Ohio’s version of UPMIFA includes a “5% of fund value” annual spending safe harbor rule and replaces the “historic dollar value” standard of Uniform Management of Institutional Funds Act (UMIFA). Ohio UPMIFA states, “the appropriation for expenditure in any year of an amount not greater than 5% of the fair market value of an endowment, whether or not the total expenditures from it exceeds 5%, calculated on the basis of market values that are determined at least quarterly and averaged over a period of not less than three years immediately preceding the year in which the appropriation for expenditure was made, creates irrefutable presumption of prudence.” The safe harbor spending rule eliminates preexisting restrictions related to underwater endowment accounts and provides a threshold by which prudence can be measured.
Section III - Investment of Endowed Funds
Endowed funds are invested to grow and expand the assets of the Foundation and create the income needed to provide student scholarships and grants for specified College programs. These assets will be managed to offset the erosion of inflation and/or to provide an equal or higher value in the future. For details, please refer to the Zane State College Foundation Investment Policy.
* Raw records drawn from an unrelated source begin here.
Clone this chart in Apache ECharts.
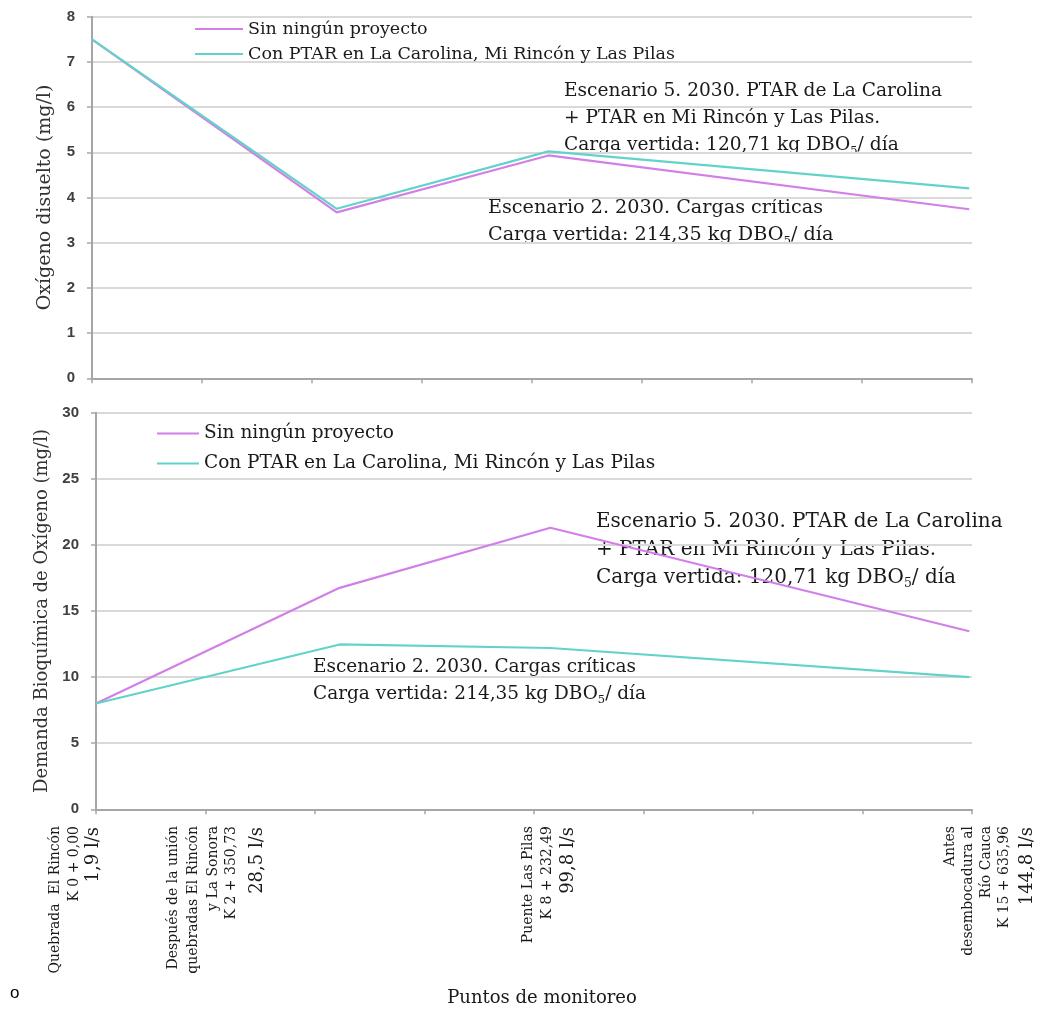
<!DOCTYPE html>
<html>
<head>
<meta charset="utf-8">
<script src="https://cdn.jsdelivr.net/npm/echarts@6/dist/echarts.min.js"></script>
<style>
  html, body { margin: 0; padding: 0; background: #ffffff; }
  #chart { width: 1044px; height: 1011px; }
</style>
</head>
<body>
<div id="chart"></div>
<script>
// Distance along the stream (km) for each monitoring point
const distanciaKm = [0, 4.45, 8.3, 15.95];

// Dissolved oxygen (mg/l)
const odSinProyecto = [7.5, 3.67, 4.93, 3.74];
const odConPtar = [7.5, 3.75, 5.02, 4.2];

// Biochemical oxygen demand (mg/l)
const dboSinProyecto = [8.0, 16.75, 21.3, 13.47];
const dboConPtar = [8.0, 12.47, 12.2, 10.0];

const nombresSeries = ['Sin ningún proyecto', 'Con PTAR en La Carolina, Mi Rincón y Las Pilas'];

// Monitoring point labels and flows
const puntosMonitoreo = [
  ['Quebrada  El Rincón', 'K 0 + 0,00'],
  ['Después de la unión', 'quebradas El Rincón', 'y La Sonora', 'K 2 + 350,73'],
  ['Puente Las Pilas', 'K 8 + 232,49'],
  ['Antes', 'desembocadura al', 'Río Cauca', 'K 15 + 635,96']
];
const caudales = ['1,9 l/s', '28,5 l/s', '99,8 l/s', '144,8 l/s'];

// Scenario notes ("₅" marks the subscript of DBO5)
const escenario5 = ['Escenario 5. 2030. PTAR de La Carolina', '+ PTAR en Mi Rincón y Las Pilas.', 'Carga vertida: 120,71 kg DBO₅/ día'];
const escenario2 = ['Escenario 2. 2030. Cargas críticas', 'Carga vertida: 214,35 kg DBO₅/ día'];

const SERIF_NAME = 'DejaVu Serif';
const SERIF = '"DejaVu Serif", "Liberation Serif", serif';
const COLOR_SIN = '#d27fe8';
const COLOR_CON = '#62d3c9';
const TEXT = '#1a1a1a';

function pares(ys) { return distanciaKm.map((x, i) => [x, ys[i]]); }

function ejeX(idx) {
  return {
    type: 'value', gridIndex: idx, min: 0, max: 16, interval: 2,
    axisLine: { show: true, lineStyle: { color: '#a6a6a6', width: 2 } },
    axisTick: { show: true, length: 5, lineStyle: { color: '#a6a6a6', width: 1.5 } },
    axisLabel: { show: false },
    splitLine: { show: false }
  };
}
function ejeY(idx, max, interval, name, gap, nameSize) {
  return {
    type: 'value', gridIndex: idx, min: 0, max: max, interval: interval,
    name: name, nameLocation: 'middle', nameGap: gap, nameRotate: 90,
    nameTextStyle: { fontFamily: SERIF, fontSize: nameSize, color: '#333333' },
    axisLine: { show: true, lineStyle: { color: '#a6a6a6', width: 2 } },
    axisTick: { show: true, length: 5, lineStyle: { color: '#a6a6a6', width: 1.5 } },
    axisLabel: { fontFamily: '"Liberation Sans", Arial, sans-serif', fontWeight: 'bold', fontSize: 15, color: '#404040', margin: 17 },
    splitLine: { show: true, lineStyle: { color: '#d9d9d9', width: 2 } }
  };
}
function serie(name, idx, ys, color) {
  return {
    name: name, type: 'line', xAxisIndex: idx, yAxisIndex: idx,
    data: pares(ys), symbol: 'none', smooth: false,
    lineStyle: { color: color, width: 2.2 }, itemStyle: { color: color },
    silent: true, animation: false
  };
}

const graficos = [];
const medidor = document.createElement('canvas').getContext('2d');
function ancho(txt, size) {
  medidor.font = size + 'px "' + SERIF_NAME + '"';
  return medidor.measureText(txt).width;
}
function texto(txt, x, y, size, align, extra) {
  return Object.assign({
    type: 'text', x: x, y: y, silent: true,
    style: { text: txt, fontFamily: SERIF, fontSize: size, fill: TEXT,
      textAlign: align, textVerticalAlign: 'middle', align: align, verticalAlign: 'middle' }
  }, extra || {});
}

// Rotated labels under the lower x axis
const posLineas = [[55, 74], [173, 193, 213, 231], [528, 547], [950, 968, 986, 1004]];
const posCaudal = [93, 257, 568, 1027];
puntosMonitoreo.forEach((lineas, g) => {
  lineas.forEach((l, k) => graficos.push(texto(l, posLineas[g][k], 826, 14, 'right', { rotation: Math.PI / 2 })));
  graficos.push(texto(caudales[g], posCaudal[g], 827, 18, 'right', { rotation: Math.PI / 2 }));
});

// Note lines, with a lowered small "5" after DBO
function linea(l, x, y, size) {
  const partes = l.split('₅');
  graficos.push(texto(partes[0], x, y, size, 'left'));
  if (partes.length > 1) {
    const w0 = ancho(partes[0], size);
    const sub = size * 0.62;
    graficos.push(texto('5', x + w0, y + size * 0.3, sub, 'left'));
    graficos.push(texto(partes[1], x + w0 + ancho('5', sub), y, size, 'left'));
  }
}
function bloque(lineas, x, y0, paso, size) {
  lineas.forEach((l, k) => linea(l, x, y0 + k * paso, size));
}
bloque(escenario5, 564, 91, 27, 18.6);
bloque(escenario2, 488, 208, 27, 19.2);
bloque(escenario5, 596, 522, 28, 20);
bloque(escenario2, 313, 667, 27, 18.5);

graficos.push(texto('Puntos de monitoreo', 542, 998, 18, 'center'));
graficos.push({
  type: 'text', x: 10, y: 993, silent: true,
  style: { text: 'o', fontFamily: '"Liberation Sans", Arial, sans-serif', fontSize: 17, fill: '#000000',
    textAlign: 'left', textVerticalAlign: 'middle', align: 'left', verticalAlign: 'middle' }
});

const option = {
  backgroundColor: '#ffffff',
  animation: false,
  grid: [
    { left: 92, right: 72, top: 16.7, height: 361.6, outerBoundsMode: 'none', containLabel: false },
    { left: 96, right: 72, top: 412.7, height: 396.6, outerBoundsMode: 'none', containLabel: false }
  ],
  legend: [
    { data: nombresSeries, orient: 'vertical', left: 195, top: 20, padding: 0, icon: 'rect',
      itemWidth: 48, itemHeight: 2, itemGap: 7,
      selectedMode: false, textStyle: { fontFamily: SERIF, fontSize: 17.5, color: TEXT, lineHeight: 14 } },
    { data: nombresSeries, orient: 'vertical', left: 157, top: 424, padding: 0, icon: 'rect',
      itemWidth: 42, itemHeight: 2, itemGap: 11,
      selectedMode: false, textStyle: { fontFamily: SERIF, fontSize: 18.5, color: TEXT, lineHeight: 14 } }
  ],
  xAxis: [ejeX(0), ejeX(1)],
  yAxis: [
    ejeY(0, 8, 1, 'Oxígeno disuelto (mg/l)', 37, 19),
    ejeY(1, 30, 5, 'Demanda Bioquímica de Oxígeno (mg/l)', 45, 18)
  ],
  series: [
    serie(nombresSeries[0], 0, odSinProyecto, COLOR_SIN),
    serie(nombresSeries[1], 0, odConPtar, COLOR_CON),
    serie(nombresSeries[0], 1, dboSinProyecto, COLOR_SIN),
    serie(nombresSeries[1], 1, dboConPtar, COLOR_CON)
  ],
  graphic: graficos
};

const chart = echarts.init(document.getElementById('chart'), null, { renderer: 'canvas' });
chart.setOption(option);
</script>
</body>
</html>
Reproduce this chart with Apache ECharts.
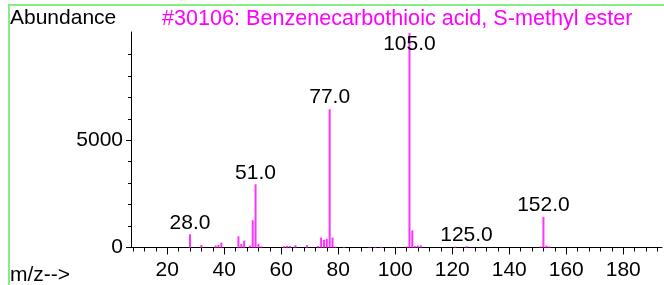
<!DOCTYPE html>
<html><head><meta charset="utf-8">
<script src="https://cdn.jsdelivr.net/npm/echarts@6/dist/echarts.min.js"></script>
<style>
html,body{margin:0;padding:0;background:#fff;}
#wrap{position:relative;width:664px;height:285px;overflow:hidden;}
#frame{position:absolute;left:8px;top:4px;width:700px;height:300px;border-left:2px solid #86ec86;border-top:2px solid #86ec86;}
#chart{position:absolute;left:0;top:0;width:664px;height:285px;}
</style></head><body>
<div id="wrap"><div id="frame"></div><div id="chart"></div></div>
<script>
const titleText = '#30106: Benzenecarbothioic acid, S-methyl ester';
const yAxisTitle = 'Abundance';
const xAxisTitle = 'm/z-->';
const mzValues   = [28, 32, 37, 38, 39, 45, 46, 47, 49, 50, 51, 52, 53, 61, 62, 63, 65, 69, 73, 74, 75, 76, 77, 78, 79, 82, 91, 93, 95, 104, 105, 106, 107, 108, 109, 121, 125, 151, 152, 153, 154];
const abundances = [620, 120, 90, 120, 230, 520, 170, 320, 90, 1270, 2950, 170, 50, 60, 80, 80, 110, 110, 70, 470, 360, 400, 6450, 460, 40, 30, 30, 30, 30, 50, 9999, 800, 70, 90, 100, 40, 60, 50, 1430, 90, 50];
const labeledPeaks = [28, 51, 77, 105, 125, 152];
const xMajorTicks = [20, 40, 60, 80, 100, 120, 140, 160, 180];
const xMinorTicks = [8, 12, 16, 24, 28, 32, 36, 44, 48, 52, 56, 64, 68, 72, 76, 84, 88, 92, 96, 104, 108, 112, 116, 124, 128, 132, 136, 144, 148, 152, 156, 164, 168, 172, 176, 184, 188, 192];
const yMajorTicks = [0, 5000];
const yMinorTicks = [1000, 2000, 3000, 4000, 6000, 7000, 8000, 9000];
const xRange = [7.3, 193.6];
const yRange = [0, 10050];

const FONT = "'Liberation Sans', Arial, sans-serif";
const FS = 21;
const chart = echarts.init(document.getElementById('chart'), null, {renderer: 'canvas'});

const data = mzValues.map((mz, i) => {
  const item = {value: [mz, abundances[i]]};
  if (labeledPeaks.indexOf(mz) >= 0) {
    const nearTop = abundances[i] > 0.9 * yRange[1];
    item.label = {
      show: true,
      position: nearTop ? 'insideTop' : 'top',
      distance: nearTop ? 1 : 1,
      formatter: () => mz.toFixed(1),
      color: '#000', fontFamily: FONT, fontSize: FS
    };
  }
  return item;
});

const baseXAxis = {type: 'value', min: xRange[0], max: xRange[1], gridIndex: 0, position: 'bottom', splitLine: {show: false}};
const baseYAxis = {type: 'value', min: yRange[0], max: yRange[1], gridIndex: 0, position: 'left', splitLine: {show: false}};

chart.setOption({
  animation: false,
  backgroundColor: 'transparent',
  title: [
    {text: titleText, left: 162, top: 8, padding: 0, textStyle: {color: '#ff00ff', fontFamily: FONT, fontSize: 21.6, fontWeight: 'normal'}},
    {text: yAxisTitle, left: 10, top: 8, padding: 0, textStyle: {color: '#000', fontFamily: FONT, fontSize: FS, fontWeight: 'normal'}},
    {text: xAxisTitle, left: 10, top: 265, padding: 0, textStyle: {color: '#000', fontFamily: FONT, fontSize: FS, fontWeight: 'normal'}}
  ],
  grid: {left: 131, right: 2, top: 32, bottom: 37.5, containLabel: false},
  xAxis: [
    Object.assign({}, baseXAxis, {
      axisLine: {show: true, onZero: false, lineStyle: {color: '#000', width: 1}},
      axisTick: {show: true, length: 7, customValues: xMajorTicks, lineStyle: {color: '#000'}},
      axisLabel: {show: true, customValues: xMajorTicks, margin: 12, color: '#000', fontFamily: FONT, fontSize: FS, formatter: v => String(v)}
    }),
    Object.assign({}, baseXAxis, {
      axisLine: {show: false, onZero: false},
      axisTick: {show: true, length: 4, customValues: xMinorTicks, lineStyle: {color: '#000'}},
      axisLabel: {show: false}
    })
  ],
  yAxis: [
    Object.assign({}, baseYAxis, {
      axisLine: {show: true, lineStyle: {color: '#000', width: 1}},
      axisTick: {show: true, length: 5, customValues: yMajorTicks, lineStyle: {color: '#000'}},
      axisLabel: {show: true, customValues: yMajorTicks, margin: 8, color: '#000', fontFamily: FONT, fontSize: FS, formatter: v => String(v)}
    }),
    Object.assign({}, baseYAxis, {
      axisLine: {show: false},
      axisTick: {show: true, length: 3, customValues: yMinorTicks, lineStyle: {color: '#000'}},
      axisLabel: {show: false}
    })
  ],
  series: [{
    type: 'bar',
    xAxisIndex: 0, yAxisIndex: 0,
    barWidth: 2,
    itemStyle: {color: '#ff33ff'},
    label: {show: false},
    data: data
  }]
});
</script>
</body></html>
The Foundation may retain the services of a professional investment portfolio manager to insure consistently higher return on investment. In such a case, the Investment Committee will provide oversight and guidance to the portfolio manager as to an appropriate and prudent level of investment risk.
Section IV - Timing of Calculations
Newly created endowment funds must be invested for at least one year prior to the calculation date. Exceptions to this rule shall be approved by the Treasurer of the Foundation Board of Directors and the Foundation Executive Director.
Section V - Spending Rate
The spending allocation level from endowment assets is important to the long-term preservation and enhancement of real endowment value. Therefore, the Foundation adopts a policy of allocating an amount each fiscal year up to four (4%) percent, subject to annual Board approval, of the December 31 trailing twelve-quarter moving average of fair market value of its permanently restricted endowment funds, unless otherwise directed by the donor of a specific fund. For newly endowed funds that do not possess a twelve-quarter history the Foundation will distribute the spend rate from the average of the available quarterly market values.
In January of each year, each endowment account may be charged a one and one-half (1.5%) percent administrative fee of the endowment balance at the end of December which will offset investment management fees and administrative costs. Exceptions to these appropriation guidelines may be granted by the Board of Directors.